- **MATERIAL FOR THIS EXERCISE**
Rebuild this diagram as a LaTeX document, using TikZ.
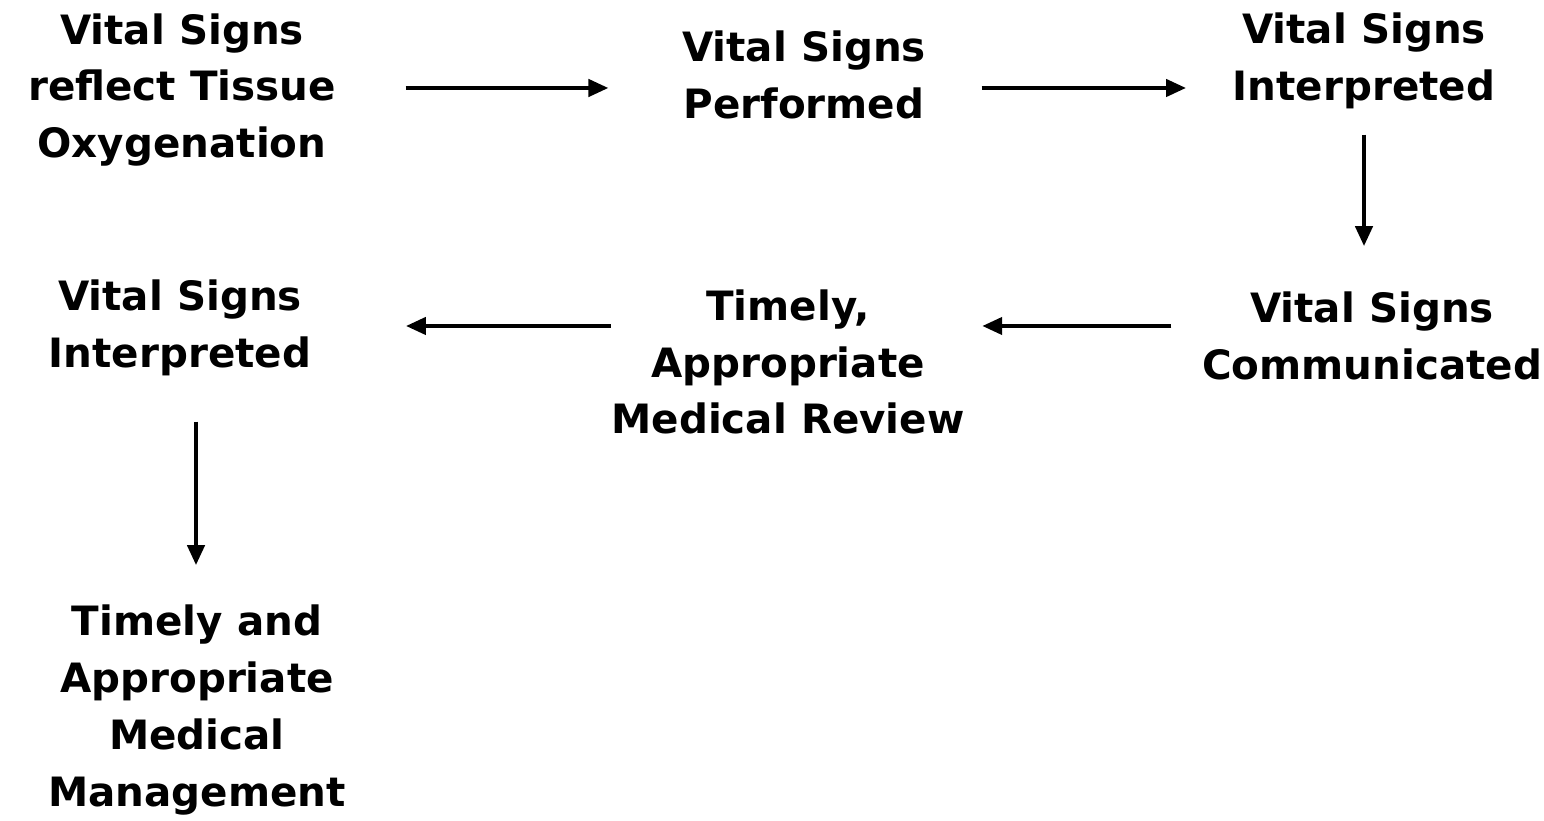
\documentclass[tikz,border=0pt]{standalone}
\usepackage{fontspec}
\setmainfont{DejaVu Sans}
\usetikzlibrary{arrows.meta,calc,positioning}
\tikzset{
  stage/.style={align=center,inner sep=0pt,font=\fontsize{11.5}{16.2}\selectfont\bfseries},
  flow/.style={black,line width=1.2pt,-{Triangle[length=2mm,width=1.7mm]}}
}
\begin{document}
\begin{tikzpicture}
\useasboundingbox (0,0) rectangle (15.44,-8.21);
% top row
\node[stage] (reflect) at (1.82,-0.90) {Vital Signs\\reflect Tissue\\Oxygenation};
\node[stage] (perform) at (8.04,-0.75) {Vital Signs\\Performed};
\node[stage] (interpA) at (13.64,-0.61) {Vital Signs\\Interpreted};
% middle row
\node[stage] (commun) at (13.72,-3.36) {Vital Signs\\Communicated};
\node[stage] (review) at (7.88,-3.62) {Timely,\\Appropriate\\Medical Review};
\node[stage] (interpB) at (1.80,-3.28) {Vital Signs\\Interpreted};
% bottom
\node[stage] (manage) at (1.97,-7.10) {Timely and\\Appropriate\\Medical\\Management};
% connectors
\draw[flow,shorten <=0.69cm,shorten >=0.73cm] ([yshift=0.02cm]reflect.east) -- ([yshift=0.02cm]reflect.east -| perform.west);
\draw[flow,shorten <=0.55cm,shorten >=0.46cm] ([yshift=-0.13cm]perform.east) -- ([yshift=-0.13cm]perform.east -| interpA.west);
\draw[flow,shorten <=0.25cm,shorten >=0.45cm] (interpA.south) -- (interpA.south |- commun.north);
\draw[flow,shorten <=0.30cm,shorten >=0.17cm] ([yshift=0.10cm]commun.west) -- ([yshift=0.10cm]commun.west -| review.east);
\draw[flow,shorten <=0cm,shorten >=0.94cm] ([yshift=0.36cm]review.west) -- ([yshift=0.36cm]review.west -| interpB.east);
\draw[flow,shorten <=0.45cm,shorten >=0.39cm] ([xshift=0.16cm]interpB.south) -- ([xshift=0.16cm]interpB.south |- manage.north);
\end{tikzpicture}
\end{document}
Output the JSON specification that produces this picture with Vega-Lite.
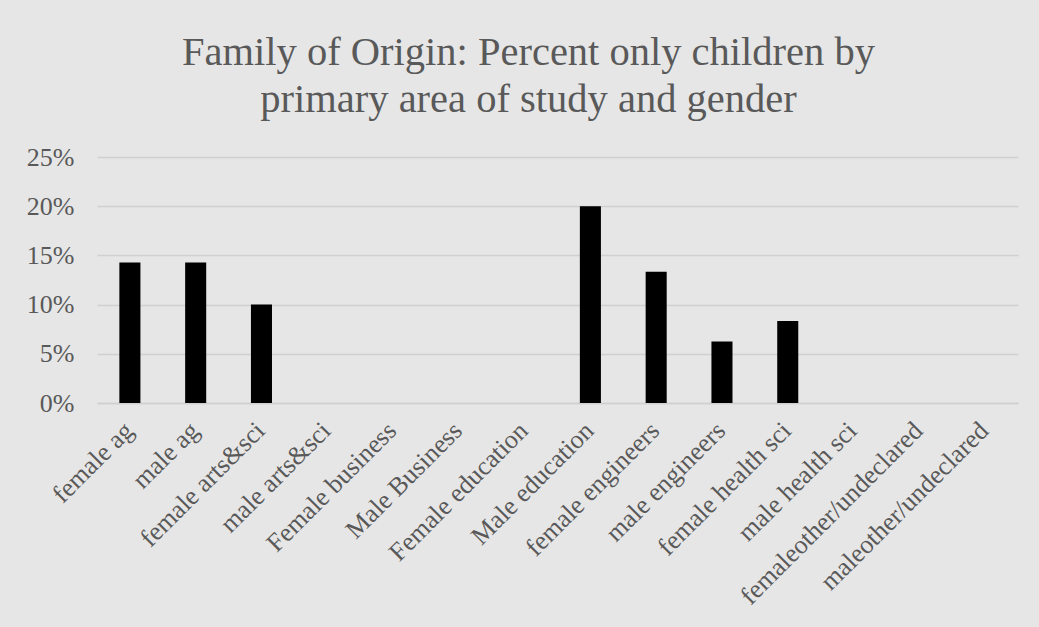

==

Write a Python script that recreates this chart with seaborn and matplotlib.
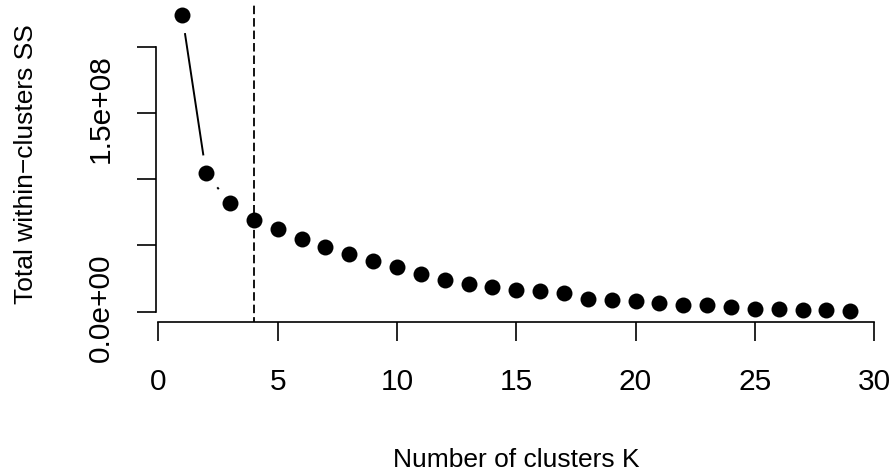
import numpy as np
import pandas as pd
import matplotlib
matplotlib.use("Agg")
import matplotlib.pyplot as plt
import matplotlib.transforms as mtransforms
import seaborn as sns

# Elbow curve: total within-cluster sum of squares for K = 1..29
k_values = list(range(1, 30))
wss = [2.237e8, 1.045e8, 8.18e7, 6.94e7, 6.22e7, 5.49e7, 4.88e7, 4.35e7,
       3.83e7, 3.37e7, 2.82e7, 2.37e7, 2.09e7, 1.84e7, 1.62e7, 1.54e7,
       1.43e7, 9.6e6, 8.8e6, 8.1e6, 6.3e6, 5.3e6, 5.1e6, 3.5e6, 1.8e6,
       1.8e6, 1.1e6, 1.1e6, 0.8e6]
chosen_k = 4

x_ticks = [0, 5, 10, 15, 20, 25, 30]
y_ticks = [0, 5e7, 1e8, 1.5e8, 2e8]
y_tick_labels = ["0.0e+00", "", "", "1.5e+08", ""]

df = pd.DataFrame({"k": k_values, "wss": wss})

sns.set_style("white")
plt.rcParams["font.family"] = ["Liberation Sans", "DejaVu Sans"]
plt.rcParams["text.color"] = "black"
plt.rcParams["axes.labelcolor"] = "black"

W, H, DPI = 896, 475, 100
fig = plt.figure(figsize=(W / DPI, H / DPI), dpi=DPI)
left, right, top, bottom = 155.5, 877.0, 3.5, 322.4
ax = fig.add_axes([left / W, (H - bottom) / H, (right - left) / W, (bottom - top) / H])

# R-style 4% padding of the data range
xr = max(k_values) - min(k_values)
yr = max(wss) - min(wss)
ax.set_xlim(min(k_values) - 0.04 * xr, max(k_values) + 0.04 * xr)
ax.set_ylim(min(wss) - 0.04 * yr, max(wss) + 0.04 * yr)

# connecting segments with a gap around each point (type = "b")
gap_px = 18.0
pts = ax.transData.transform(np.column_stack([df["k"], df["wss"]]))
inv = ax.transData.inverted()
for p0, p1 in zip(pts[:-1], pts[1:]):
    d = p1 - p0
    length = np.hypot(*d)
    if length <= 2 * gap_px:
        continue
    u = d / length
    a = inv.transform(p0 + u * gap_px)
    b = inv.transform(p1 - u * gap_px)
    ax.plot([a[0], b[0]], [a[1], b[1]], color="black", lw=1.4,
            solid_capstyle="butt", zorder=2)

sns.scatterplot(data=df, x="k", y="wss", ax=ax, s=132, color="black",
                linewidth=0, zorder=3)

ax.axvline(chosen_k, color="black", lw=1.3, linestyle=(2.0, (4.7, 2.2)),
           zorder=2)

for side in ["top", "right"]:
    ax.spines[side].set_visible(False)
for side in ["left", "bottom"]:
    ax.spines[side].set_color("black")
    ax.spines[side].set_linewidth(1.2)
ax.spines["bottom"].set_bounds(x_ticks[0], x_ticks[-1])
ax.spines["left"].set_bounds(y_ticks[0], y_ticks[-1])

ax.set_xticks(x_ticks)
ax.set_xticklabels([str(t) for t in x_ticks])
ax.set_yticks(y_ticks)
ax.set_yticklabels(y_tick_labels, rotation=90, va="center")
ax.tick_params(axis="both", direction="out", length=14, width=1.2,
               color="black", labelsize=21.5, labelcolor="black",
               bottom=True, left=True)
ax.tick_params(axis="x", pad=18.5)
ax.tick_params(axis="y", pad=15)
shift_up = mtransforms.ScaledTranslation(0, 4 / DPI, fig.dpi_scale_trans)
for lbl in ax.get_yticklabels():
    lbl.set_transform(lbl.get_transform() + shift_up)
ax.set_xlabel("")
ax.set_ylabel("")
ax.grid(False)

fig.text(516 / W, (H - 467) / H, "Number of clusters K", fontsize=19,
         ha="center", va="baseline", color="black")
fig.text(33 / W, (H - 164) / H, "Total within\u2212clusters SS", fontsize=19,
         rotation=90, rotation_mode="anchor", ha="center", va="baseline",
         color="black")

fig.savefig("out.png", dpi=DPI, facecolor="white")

- **WHAT NEEDS TO BE DONE**
Return exactly the lines from the one with "Write a Python" to the one with "import seaborn as sns", both ends kept, and only those. Images are left out.

- **ANSWER TO THIS PROBLEM**
Write a Python script that recreates this chart with seaborn and matplotlib.
import numpy as np
import pandas as pd
import matplotlib
matplotlib.use("Agg")
import matplotlib.pyplot as plt
import matplotlib.transforms as mtransforms
import seaborn as sns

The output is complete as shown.